Proposed Law Wants Models to Prove They’re Healthy Before Booking Gigs

By Sharon Bernstein SACRAMENTO, Calif. (Reuters) — Fashion models who want to work in California would need a doctor to attest that they are of healthy weight and not suffering from an eating disorder under a proposal announced by a state lawmaker on Monday.

The bill proposed by California state Assembly member Marc Levine follows efforts in several countries to fight anorexia nervosa and other eating disorders among models, who are relentlessly pressured to lose weight or lose work.

“The evidence of eating disorders in the modeling industry is alarming,” Levine, a Democrat who represents the Marin County suburbs of San Francisco, said in a statement on Monday.

Under his bill, which was introduced Feb. 19, modeling agencies would have to be licensed by the California Labor Commissioner, and could be fined if they hire models who do not have a physician certifying that they are healthy.

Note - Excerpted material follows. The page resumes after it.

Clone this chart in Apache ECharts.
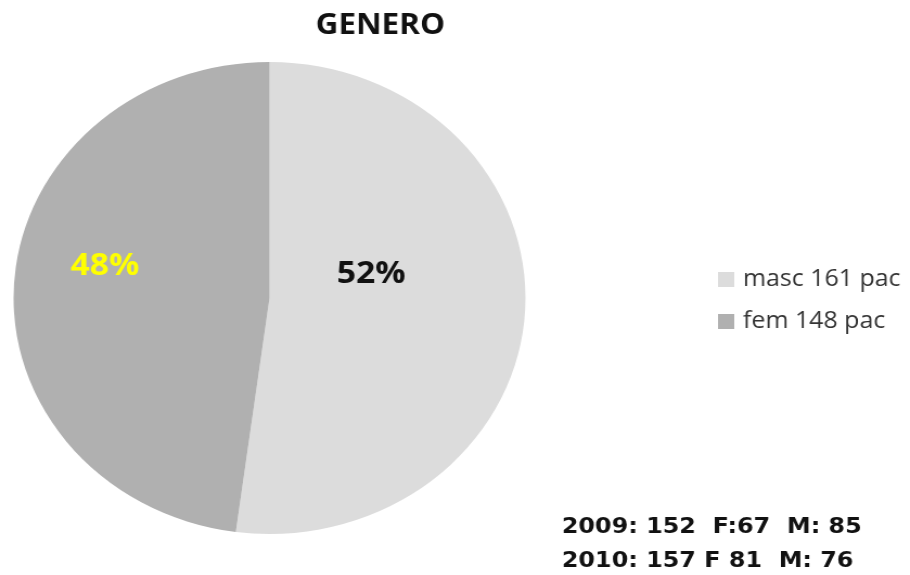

The bill, if passed, directs the state’s Department of Public Health and the Occupational Safety and Health Standards Board to adopt rules for the health of fashion models that would include periodic health checkups, nutrition consultations and medical testing.

Levine said the measure, which must pass numerous committees, both houses of the legislature and be signed by Democratic Governor Jerry Brown before it could take effect, would also help girls and women, who see impossibly thin models in magazines and aim to be like them.

“As a former fashion model and an eating disorder survivor, I know that this legislation is critically needed,” Nikki DuBose, a former model turned advocate, said in a statement.

Last spring, France banned excessive thinness in models, partly in response to the death in 2010 of Isabelle Caro, a 28-year-old former French fashion model who died from anorexia after posing for a photographic campaign to raise awareness about the illness.

Israel enacted a similar measure in 2013, while other countries, like Italy and Spain, rely on voluntary codes of conduct to protect models.

As many as 40 percent of fashion models may suffer from eating disorders, Levine said. These include anorexia nervosa, which leads sufferers to starve themselves; bulimia nervosa, which involves binge-eating followed by purges such as forced vomiting, consumption of laxatives or excessive exercise; and binge-eating disorder.